Return precisely the span of lines from the top of the material below to the line containing "import plotly.graph_objects as go", both included. Pictures are excluded.

··· Dataset section

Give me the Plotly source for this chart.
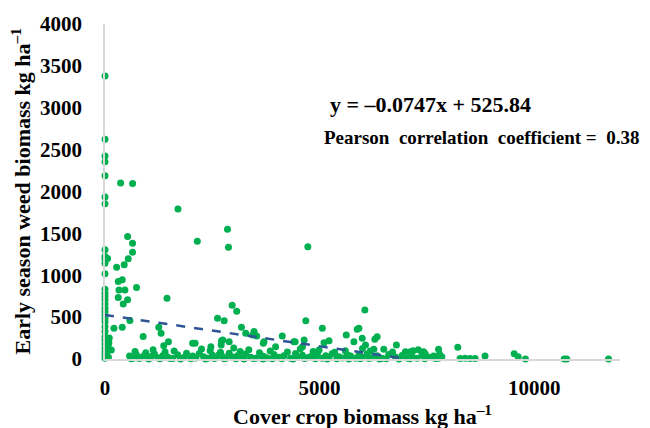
import plotly.graph_objects as go

# ---- data ----
# points at zero / near-zero cover crop biomass
zero_x = [0]*31 + [60, 90, 70, 40, 80, 50, 30, 100]
zero_y = [3380, 2625, 2424, 2356, 2189, 1934, 1854, 1304, 1224, 1192, 1144, 1017, 834, 786,
          745, 706, 658, 606, 566, 526, 487, 446, 386, 327, 267, 227, 179, 128, 87, 48, 8,
          1200, 190, 147, 60, 20, 100, 30, 250]

# high weed biomass points
high_x = [364, 643, 1700, 2854, 2151, 2877, 4726, 527, 642, 642, 541, 448, 271, 309, 402,
          325, 464, 735, 309, 526, 425, 1445, 2963, 3070]
high_y = [2101, 2097, 1790, 1549, 1405, 1333, 1341, 1463, 1383, 1276, 1196, 1124, 1096, 925,
          945, 825, 825, 853, 733, 706, 658, 724, 641, 570]

# mid / low weed biomass points
mid_x = [147, 209, 402, 580, 889, 1253, 1307, 1478, 1369, 2042, 2100, 2467, 2622, 2777, 2714,
         2893, 2744, 2707, 3178, 3279, 3473, 3534, 3441, 3689, 3705, 3975, 4130, 4401, 4601,
         4431, 4640, 4679, 4988, 5065, 5104, 5220, 5622, 5800, 5877, 5916, 5993, 6055, 6070,
         6264, 6287, 6341, 6496, 6790, 7000, 7115, 7176, 7424, 7463, 7772, 7795, 8220, 8275,
         8391, 8507, 8623, 8855, 9535, 9628, 9797, 10700, 10760, 11732]
mid_y = [108, 367, 379, 460, 270, 379, 307, 207, 159, 187, 187, 147, 486, 458, 219,
         207, 227, 167, 379, 307, 327, 275, 287, 187, 207, 147, 275, 207, 147,
         207, 227, 458, 108, 367, 195, 219, 287, 207, 355, 366, 247, 586, 167,
         116, 235, 267, 116, 167, 87, 87, 99, 87, 60, 115, 56, 139, 5,
         8, 6, 5, 36, 64, 28, 0, 0, 0, 0]

# dense band near the x axis
band_x = [573, 650, 727, 843, 921, 998, 1075, 1152, 1230, 1346, 1462, 1578, 1694, 1849, 2042,
          2118, 2196, 2297, 2390, 2506, 2583, 2660, 2738, 2815, 2893, 2970, 3086, 3202, 3279,
          3396, 3512, 3628, 3705, 3782, 3937, 4053, 4169, 4323, 4439, 4485, 4601, 4717, 4794,
          4949, 5065, 5143, 5220, 5297, 5452, 5530, 5646, 5723, 5839, 5916, 5993, 6109, 6225,
          6341, 6457, 6612, 6767, 6922, 7037, 7153, 7269, 7385, 7540, 7656, 7772, 7849]
band_y = [35, 10, 55, 20, 45, 8, 30, 60, 15, 40, 25, 5, 50, 20, 35, 12, 65, 28, 8, 45,
          18, 55, 30, 10, 70, 25, 40, 15, 60, 22, 8, 48, 30, 12, 55, 20, 38, 10, 65, 25,
          45, 15, 30, 55, 10, 40, 20, 65, 28, 12, 50, 35, 8, 45, 22, 60, 15, 38, 10, 55,
          25, 42, 12, 30, 8, 48, 20, 35, 10, 28]

band2_x = [700, 950, 1120, 1400, 1610, 1900, 2250, 2450, 2690, 3000, 3150, 3350, 3600, 3850,
           4250, 4550, 4850, 5350, 5600, 6000, 6180, 6700, 7300]
band2_y = [90, 75, 110, 85, 95, 70, 120, 100, 80, 130, 90, 110, 75, 95,
           85, 120, 90, 80, 100, 125, 95, 85, 110]

band3_x = [610, 800, 1020, 1280, 1520, 1760, 2000, 2340, 2550, 2780, 3050, 3240, 3450, 3680,
           3900, 4120, 4380, 4650, 4900, 5180, 5400, 5680, 5950, 6150, 6400, 6550, 6850, 7100,
           7450, 7700]
band3_y = [2, 5, 0, 3, 6, 1, 4, 0, 5, 2, 3, 0, 6, 1, 4, 2, 0, 5, 3, 1, 4, 0, 2, 6, 1, 3, 0, 4, 2, 5]

# linear trend  y = -0.0747x + 525.84
slope = -0.0747
intercept = 525.84

x_ticks = [0, 5000, 10000]
x_tick_labels = ["0", "5000", "10000"]
y_ticks = [0, 500, 1000, 1500, 2000, 2500, 3000, 3500, 4000]
y_tick_labels = ["0", "500", "1000", "1500", "2000", "2500", "3000", "3500", "4000"]

cover_x = zero_x + high_x + mid_x + band_x + band2_x + band3_x
weed_y = zero_y + high_y + mid_y + band_y + band2_y + band3_y

x_end = -intercept / slope
trend_x = [0, x_end]
trend_y = [intercept + slope * v for v in trend_x]

SERIF = "Liberation Serif, Times New Roman, serif"

fig = go.Figure()
fig.add_trace(go.Scatter(
    x=cover_x, y=weed_y, mode="markers",
    marker=dict(color="#00B050", size=7, line=dict(width=0)),
    cliponaxis=False, showlegend=False, hoverinfo="x+y"))
fig.add_trace(go.Scatter(
    x=trend_x, y=trend_y, mode="lines",
    line=dict(color="#2F5597", width=2.5, dash="dash"),
    showlegend=False, hoverinfo="skip"))

axis_common = dict(showgrid=False, zeroline=False, showline=True, linecolor="#D9D9D9",
                   linewidth=1.5, ticks="outside", tickcolor="rgba(0,0,0,0)",
                   tickfont=dict(family=SERIF, size=21, color="#000000", weight="bold"))

# page body has an 8px margin, so the figure is sized/offset to compensate
fig.update_layout(
    width=642, height=420,
    margin=dict(l=97, r=30, t=16, b=69, autoexpand=False),
    paper_bgcolor="white", plot_bgcolor="white",
    xaxis=dict(range=[0, 12000], tickvals=x_ticks, ticktext=x_tick_labels, ticklen=9,
               **axis_common),
    yaxis=dict(range=[0, 4000], tickvals=y_ticks, ticktext=y_tick_labels, ticklen=17,
               **axis_common),
    annotations=[
        dict(text="y = \u20130.0747x + 525.84", xref="paper", yref="paper",
             x=0.433, y=0.761, xanchor="left", yanchor="middle", showarrow=False,
             font=dict(family=SERIF, size=22, color="#000000", weight="bold")),
        dict(text="Pearson  correlation  coefficient =  0.38", xref="paper", yref="paper",
             x=0.421, y=0.66, xanchor="left", yanchor="middle", showarrow=False,
             font=dict(family=SERIF, size=19, color="#000000", weight="bold")),
        dict(text="Cover crop biomass kg ha<sup>\u20131</sup>", xref="paper", yref="paper",
             x=0.5, y=-0.166, xanchor="center", yanchor="middle", showarrow=False,
             font=dict(family=SERIF, size=22, color="#000000", weight="bold")),
        dict(text="Early season weed biomass kg ha<sup>\u20131</sup>", xref="paper", yref="paper",
             x=-0.165, y=0.5, xanchor="center", yanchor="middle", showarrow=False,
             textangle=-90,
             font=dict(family=SERIF, size=22, color="#000000", weight="bold")),
    ],
)

fig.write_html("out.html")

······

### Task result
Give me the Plotly source for this chart.
import plotly.graph_objects as go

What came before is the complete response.